Obviously, $$(\impliedby)$$ is true, but I wonder if the other direction holds under some restrictions.

This is not true. E.g. the trace condition is satisfied when $$n=2$$ and $$K=\pmatrix{2&1\\ 1&1},\ u=\pmatrix{1\\ 1},\ v=\pmatrix{0\\ 1}.$$ In general, as $$(K+vv^T)^{-1}=K^{-1}-\frac{K^{-1}vv^TK^{-1}}{1+v^TK^{-1}v}$$. If you put $$P=K^{-1}$$, using the tracial property, the trace condition can be rewritten as $$0=-\frac{v^TPv}{1+v^TPv} +u^TPu-\frac{(u^TPv)^2}{1+v^TPv}$$ or equivalently, $$(u^TPu)(1+v^TPv)-v^TPv-(u^TPv)^2=0.\tag{1}$$ When $$m_u\le m_v$$, you may partition $$P$$ as $$\pmatrix{\ast&\ast&\ast\\ \ast&B&Z\\ \ast&Z^T&C}$$ where $$B$$ is $$(m_v-m_u)\times(m_v-m_u)$$ and $$C$$ is $$(n-m_v)\times(n-m_v)$$. Let the sum of all entries in $$B$$ be $$b$$ and define $$c$$ and $$z$$ analogously for $$C$$ and $$Z$$. Condition $$(1)$$ can then be rewritten as \begin{align} &(b+c+2z)(1+c)-c-(c+z)^2=0\\ \Leftrightarrow\ &b(c+1)=z(z-2).\tag{2} \end{align} In the counterexample above, we have $$P=K^{-1}=\pmatrix{1&-1\\ -1&2}$$, so that $$b=1,c=2$$ and $$z=-1$$.

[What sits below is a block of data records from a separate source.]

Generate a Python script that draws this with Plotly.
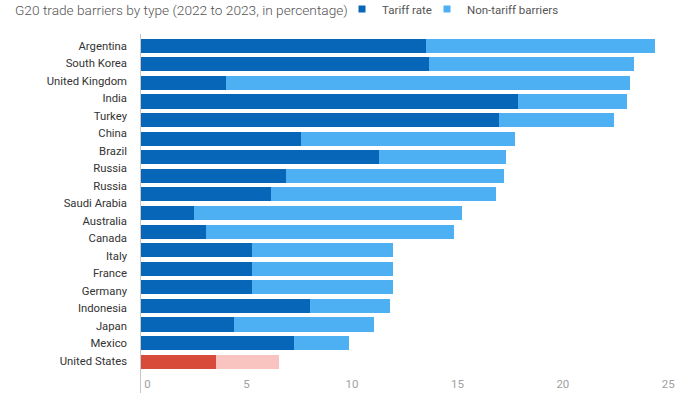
import plotly.graph_objects as go

# Bars (18 rows, top to bottom)
countries = ["Argentina", "South Korea", "United Kingdom", "India", "Turkey", "China",
             "Brazil", "Russia", "Saudi Arabia", "Australia", "Canada", "Italy",
             "France", "Germany", "Indonesia", "Japan", "Mexico", "United States"]
tariff = [13.49, 13.63, 4.01, 17.87, 16.97, 7.57, 11.28, 6.87, 6.16, 2.49, 3.08,
          5.26, 5.26, 5.26, 7.99, 4.39, 7.25, 3.55]
total = [24.39, 23.39, 23.19, 23.06, 22.43, 17.75, 17.28, 17.23, 16.81, 15.24, 14.86,
         11.97, 11.97, 11.97, 11.82, 11.06, 9.84, 6.52]
non_tariff = [round(t - a, 2) for t, a in zip(total, tariff)]

# Row labels as printed on the chart (19 labels)
row_labels = ["Argentina", "South Korea", "United Kingdom", "India", "Turkey", "China",
              "Brazil", "Russia", "Russia", "Saudi Arabia", "Australia", "Canada",
              "Italy", "France", "Germany", "Indonesia", "Japan", "Mexico", "United States"]

x_ticks = [0, 5, 10, 15, 20, 25]

DARK = "#0866b8"
LIGHT = "#4cb0f2"
RED = "#d84a3a"
PINK = "#f9c4bf"

dark_colors = [RED if c == "United States" else DARK for c in countries]
light_colors = [PINK if c == "United States" else LIGHT for c in countries]

fig = go.Figure()
fig.add_bar(y=countries, x=tariff, orientation="h", name="Tariff rate",
            marker=dict(color=dark_colors, line=dict(width=0)), showlegend=False)
fig.add_bar(y=countries, x=non_tariff, orientation="h", name="Non-tariff barriers",
            marker=dict(color=light_colors, line=dict(width=0)), showlegend=False)

# legend entries
fig.add_scatter(x=[None], y=[None], mode="markers", name="Tariff rate", legend="legend",
                marker=dict(symbol="square", size=7, color=DARK))
fig.add_scatter(x=[None], y=[None], mode="markers", name="Non-tariff barriers", legend="legend2",
                marker=dict(symbol="square", size=7, color=LIGHT))

# label axis carrier
fig.add_scatter(x=[0] * len(row_labels), y=list(range(len(row_labels))), yaxis="y2",
                mode="markers", marker=dict(opacity=0, size=1), hoverinfo="skip",
                showlegend=False)

top, bottom = 34, 393
H = bottom - top
n = len(countries)
row_px = (361.7 - 45.7) / (n - 1)
b0 = (45.7 - top) / row_px
y_range = [-b0 + H / row_px, -b0]

lab_px = (361.0 - 45.7) / (len(row_labels) - 1)
l0 = (45.7 - top) / lab_px
y2_range = [-l0 + H / lab_px, -l0]

xmax = 25.6
pxu = 21.1
left = 140.7
right = 700 - (left + xmax * pxu)

font = "Roboto, 'Noto Sans', sans-serif"
legend_common = dict(orientation="h", xref="container", yref="container",
                     xanchor="left", y=1 - 9 / 394, yanchor="middle",
                     font=dict(family=font, size=11.5, color="#555"),
                     itemwidth=30, bgcolor="rgba(0,0,0,0)")

fig.update_layout(
    width=700, height=394,
    margin=dict(l=left, r=right, t=top, b=394 - bottom, pad=0, autoexpand=False),
    barmode="stack", bargap=0.24,
    plot_bgcolor="white", paper_bgcolor="white",
    font=dict(family=font, size=12, color="#333"),
    title=dict(text="G20 trade barriers by type (2022 to 2023, in percentage)",
               xref="container", yref="container", x=15 / 700, xanchor="left",
               y=1 - 10.5 / 394, yanchor="middle",
               font=dict(family=font, size=13.7, color="#555", weight=300)),
    legend=dict(x=342 / 700, **legend_common),
    legend2=dict(x=427 / 700, **legend_common),
    xaxis=dict(range=[0, xmax], tickvals=x_ticks,
               ticktext=["\u2007\u20070" if v == 0 else str(v) for v in x_ticks],
               showgrid=False, zeroline=False, showline=False, ticks="",
               ticklabelposition="inside", ticklabeloverflow="allow",
               tickfont=dict(size=11.5, color="#a0a0a0"),
               automargin=False, fixedrange=True),
    yaxis=dict(range=y_range, type="category", categoryorder="array",
               categoryarray=countries, showticklabels=False, ticks="",
               showgrid=False, zeroline=False, showline=True, linecolor="#c8c8c8",
               linewidth=1, automargin=False, fixedrange=True),
    yaxis2=dict(overlaying="y", side="left", range=y2_range, tickvals=list(range(len(row_labels))),
                ticktext=row_labels, showgrid=False, zeroline=False, showline=False,
                ticks="", ticklabelstandoff=13, tickfont=dict(size=11.3, color="#333"),
                automargin=False, fixedrange=True),
)

fig.write_html(
    "out.html",
    config={"displayModeBar": False},
    post_script="document.body.style.margin='0';document.body.style.overflow='hidden';",
)
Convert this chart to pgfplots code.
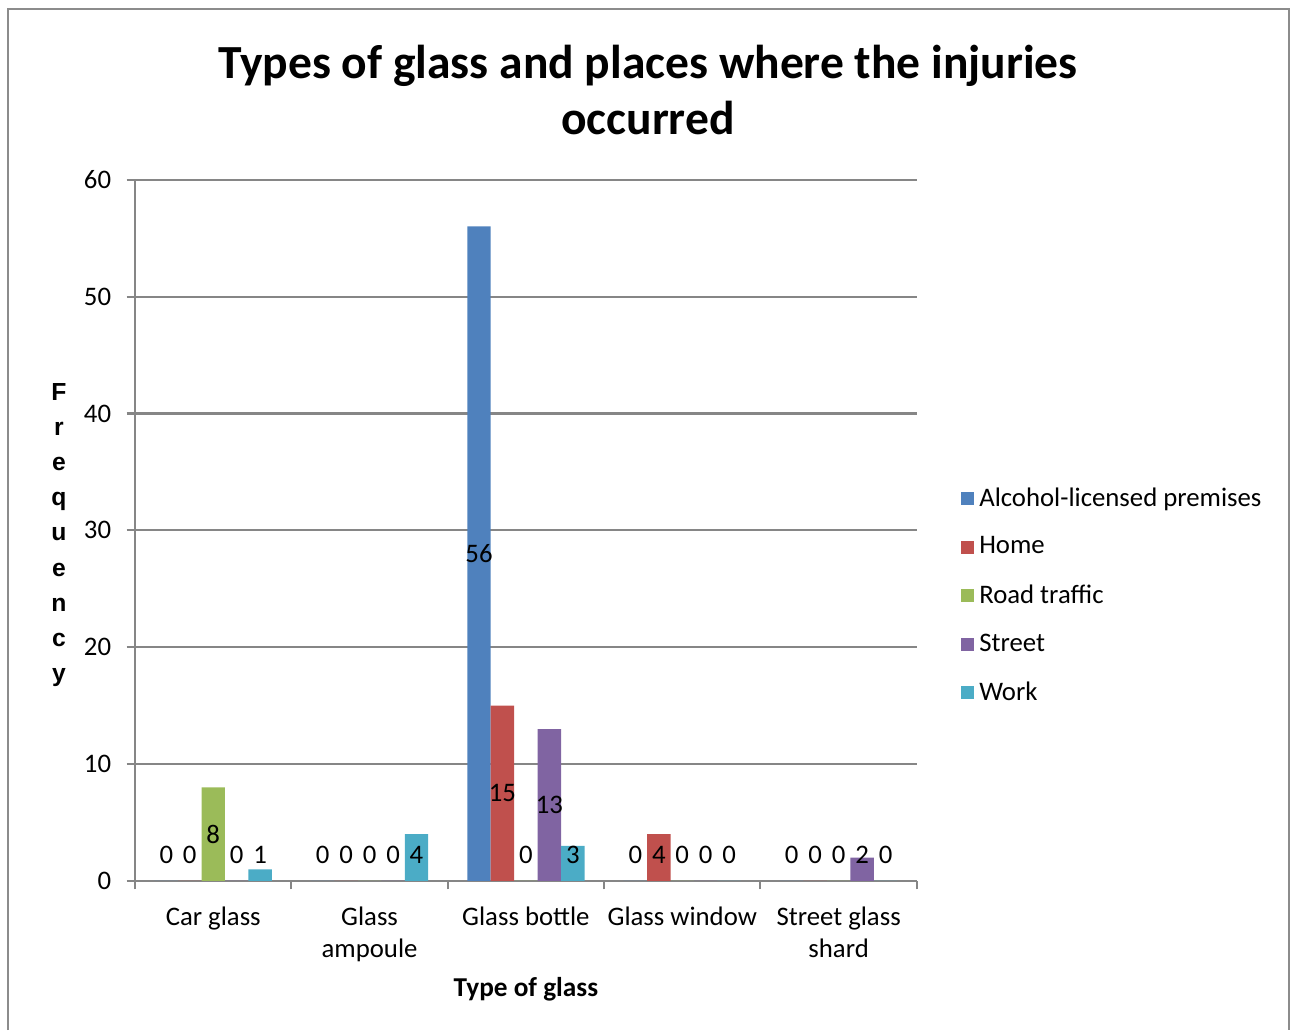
\documentclass[border=0pt]{standalone}
\usepackage{fontspec}
\setmainfont{Carlito}
\newfontfamily\arialfont{Liberation Sans}
\usepackage{pgfplots}
\pgfplotsset{compat=1.18}
\definecolor{c1}{HTML}{4F81BD}
\definecolor{c2}{HTML}{C0504D}
\definecolor{c3}{HTML}{9BBB59}
\definecolor{c4}{HTML}{8064A2}
\definecolor{c5}{HTML}{4BACC6}
\definecolor{axgray}{HTML}{868686}
\definecolor{framegray}{HTML}{8C8C8C}
\begin{document}
\begin{tikzpicture}
\useasboundingbox (-52pt,-57.4pt) rectangle (447pt,339.2pt);
\draw[framegray, line width=0.9pt] (-48.9pt,-57.4pt) -- (-48.9pt,335.7pt) -- (444.3pt,335.7pt) -- (444.3pt,-57.4pt);
\begin{axis}[
  at={(0pt,0pt)}, anchor=south west,
  scale only axis, width=301pt, height=270pt,
  xmin=-0.5, xmax=4.5, ymin=0, ymax=60,
  ybar, bar width=0.15,
  axis x line*=bottom, axis y line*=left,
  axis line style={draw=axgray, line width=0.8pt},
  ymajorgrids, grid style={axgray, line width=0.8pt},
  ytick={0,10,...,60},
  xtick={-0.5,0.5,...,4.5}, xticklabels={},
  extra x ticks={0,1,2,3,4},
  extra x tick labels={Car glass,{Glass\\ampoule},Glass bottle,Glass window,{Street glass\\shard}},
  extra x tick style={major tick length=0pt, grid=none},
  tick align=outside, major tick length=3.2pt,
  tick style={axgray, line width=0.8pt},
  /pgf/number format/assume math mode=true,
  ticklabel style={font=\fontsize{10.3}{12.5}\selectfont, text=black},
  yticklabel style={xshift=-2.5pt},
  xticklabel style={align=center, yshift=-6.4pt},
  nodes near coords,
  visualization depends on={rawy \as \rawy},
  nodes near coords style={anchor=center, font=\fontsize{10.3}{12}\selectfont, text=black,
     yshift={(max(\rawy/2,2.2)-\rawy)*4.5pt}},
  legend style={at={(1.056,0.4066)}, anchor=west, draw=none, fill=none,
     font=\fontsize{10.3}{12}\selectfont, row sep=6.3pt, inner sep=0pt},
  legend cell align=left,
  legend image code/.code={\fill[#1] (0pt,-2.5pt) rectangle (5pt,2.5pt);},
]
\addplot[bar shift=-0.3, fill=c1, draw=none] coordinates {(0,0) (1,0) (2,56) (3,0) (4,0)};
\addlegendentry{Alcohol-licensed premises}
\addplot[bar shift=-0.15, fill=c2, draw=none] coordinates {(0,0) (1,0) (2,15) (3,4) (4,0)};
\addlegendentry{Home}
\addplot[bar shift=0, fill=c3, draw=none] coordinates {(0,8) (1,0) (2,0) (3,0) (4,0)};
\addlegendentry{Road traffic}
\addplot[bar shift=0.15, fill=c4, draw=none] coordinates {(0,0) (1,0) (2,13) (3,0) (4,2)};
\addlegendentry{Street}
\addplot[bar shift=0.3, fill=c5, draw=none] coordinates {(0,1) (1,4) (2,3) (3,0) (4,0)};
\addlegendentry{Work}
\end{axis}
\node[font=\fontsize{18.3}{21.6}\selectfont\bfseries, align=center] at (197.5pt,304.5pt) {Types of glass and places where the injuries\\occurred};
\node[font=\arialfont\fontsize{9.5}{13.5}\selectfont\bfseries, align=center] at (-29.3pt,133.2pt) {F\\r\\e\\q\\u\\e\\n\\c\\y};
\node[font=\fontsize{10.5}{12}\selectfont\bfseries] at (150.5pt,-41.6pt) {Type of glass};
\end{tikzpicture}
\end{document}
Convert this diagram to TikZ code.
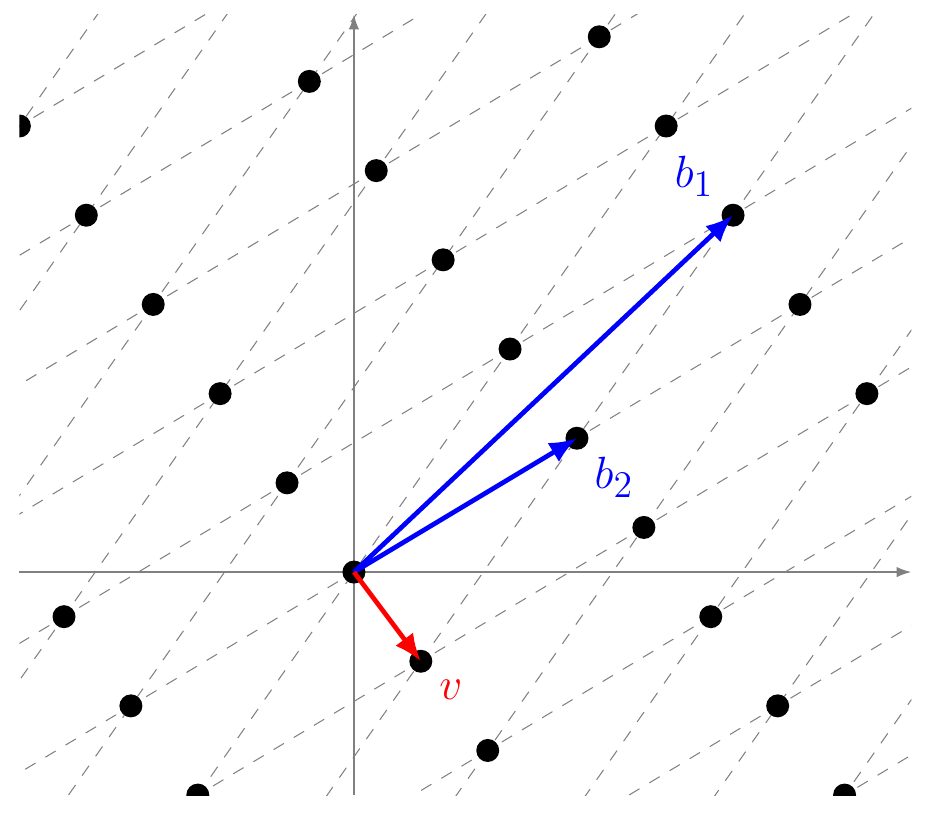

When $$m_u>m_v$$, you can partition $$P$$ analogously, but this time, $$B$$ is $$(m_u-m_v)\times(m_u-m_v)$$ and $$C$$ is $$(n-m_u)\times(n-m_u)$$. The trace condition in this case becomes \begin{align} &c(1+b+c+2z)-(b+c+2z)-(c+z)^2=0\\ \Leftrightarrow\ &b(c-1)=z(z+2).\tag{3} \end{align} So, even when $$u\ne v$$, it can happen that $$(2)$$ or $$(3)$$ hold when the values of $$b,c,z$$ are appropriate.